Bu kazı, itiraf edenlerin verdiği bilgilerden yararlanılarak yapılmış bir kazı değil.
 
Her şeyden kaçınılırken. Bir tatsızlık çıkmasın şeklinde hareket edilirken. Güzel güzel restorasyon kazısı yapılırken karşımıza çıkan memleket gerçeği o insan kemikleri.
 
Her şeyi unutup kendimizi turistik bina inşaatına versek bile karşımıza çıkan gerçekler.
 
Darbeler sadece hükümetlere yapılmıyor.
 
Darbeler insan bedenlerine de yönelebiliyor.
 
İnsan vücutları dipçik darbeleriyle, sopa darbeleriyle, tekme darbeleriyle ezilebiliyor.
 
Yüzlerce darbeyle ezilmiş insan vücutları en sonunda toplu mezarlara gömülebiliyor.
 
Ey AKP, hükümetine yapılma ihtimali olan darbelerin peşine düştüğün kadar, insan vücuduna yönelmiş darbelerin de peşine düş. O insanlardan geriye kalan kemikler Diyarbakır İçkale’de senin önünde.
 
Ne yapacaksan yap bakalım.
 
Kağıt parçası diyen yok. Boru diye yok.

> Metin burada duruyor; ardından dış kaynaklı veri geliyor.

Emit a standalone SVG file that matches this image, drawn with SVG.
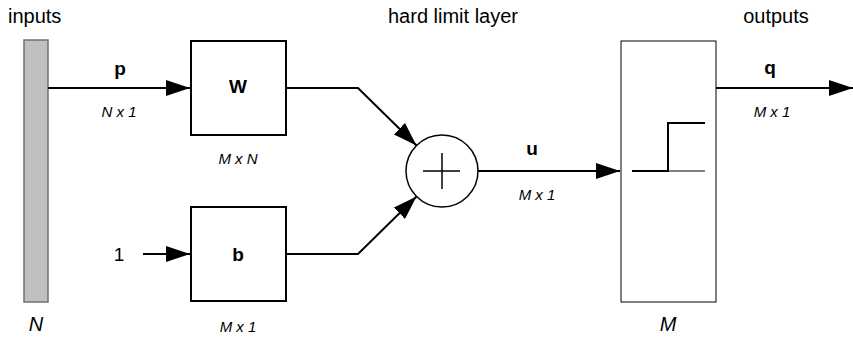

Basbayağı insan kemikleri.
 
Mezar yeri gösterildi ama yapılan kazılarda hiçbir ize rastlanmadı, durumu yok. Çok zaman geçmiş yer belli olmuyor, durumu da yok. İnsan kemikleri burnunun ucunda işte.
 
Kendini her restore etmeye kalkıştığında, kemikler bir kabus gibi çıkacak karşına.
 
Bu ülkenin toprağına vurduğun her kazmada, cin lambadan çıkıyor.
 
Bundan kaçış kurtuluş yok sana.
 
Senin serçe parmağından tuttuğun Ergenekon’u, Diyarbakır’ın iskeletleri bacağından yakalıyor.
 
Topraklar insan yutmasından daha acı olanı insanların toprak yutarak ölmesiydi bu ülkede.
 
Dün dünde kalmadı cancağızım, bugün o toplu mezarlarda yatanların hesabını vermek lazım.